= Build America Bonds =

Build America Bonds are taxable municipal bonds that carry special tax credits and federal subsidies for either the bond issuer or the bondholder. Build America Bonds were created under Section 1531 of Title I of Division B of the American Recovery and Reinvestment Act that U.S. President Barack Obama signed into law on February 17, 2009. The program expired December 31, 2010.

==Purpose of and eligibility for Build America Bonds==
The purpose of Build America Bonds, commonly referred to as BABs, is to reduce the cost of borrowing for state and local government issuers and governmental agencies. Some traditionally tax-exempt issuers, such as private party issuers and 501(c)(3) organizations, were not eligible to use the Build America Bond program. The program was only open to new issue capital expenditure bonds issued before January 1, 2011; BABs could not be issued for refinancing transactions.

Build America Bonds can provide states and localities with substantial savings on their borrowing costs. According to the United States Department of the Treasury, the savings for a 10-year bond are estimated to be 31 basis points and the savings for a 30-year bond are estimated to be 112 basis points versus traditional tax-exempt financing.
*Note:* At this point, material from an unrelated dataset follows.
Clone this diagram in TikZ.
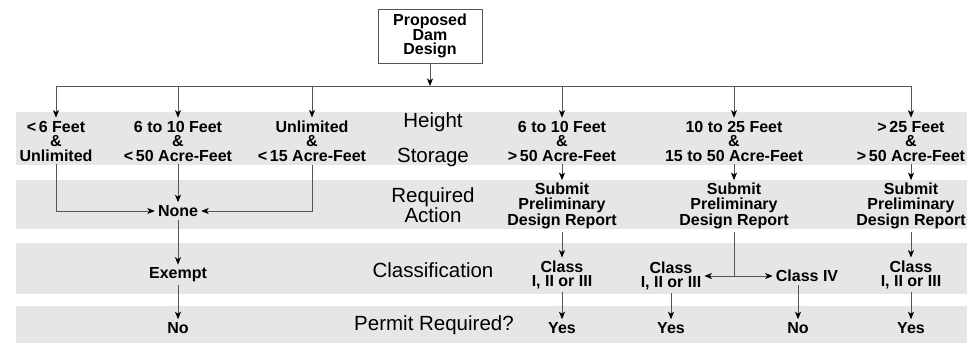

==Types of Build America Bonds==
There are two types of Build America Bonds (often abbreviated as BABs): "Tax Credit BABs" and "Direct Payment BABs." The Direct Payment bonds provide a subsidy of 35% of the interest, paid to the issuer. The Tax Credit bonds provides a refundable tax credit directly to the bondholders. While the bondholder is the recipient of the tax credit through Tax Credit bond, and the bond issuer is the recipient of the tax subsidy through Direct Payment bond, both options reduce the cost of borrowing for the issuer in comparison to traditional taxable corporate bonds; in many cases, it is more cost effective than issuing traditional tax-exempt bonds.

==Investors==
While Build America Bonds are taxable fixed income securities, the biggest holders include both traditional and non-traditional municipal bond holders. The largest buyers include insurance companies, mutual funds, foreign central banks, and foreign commercial banks.

==Issuance==
From the time of the program's inception in April 2009, through the end of the program at the end of 2010, a total of US$181 billion of Build America Bonds were issued.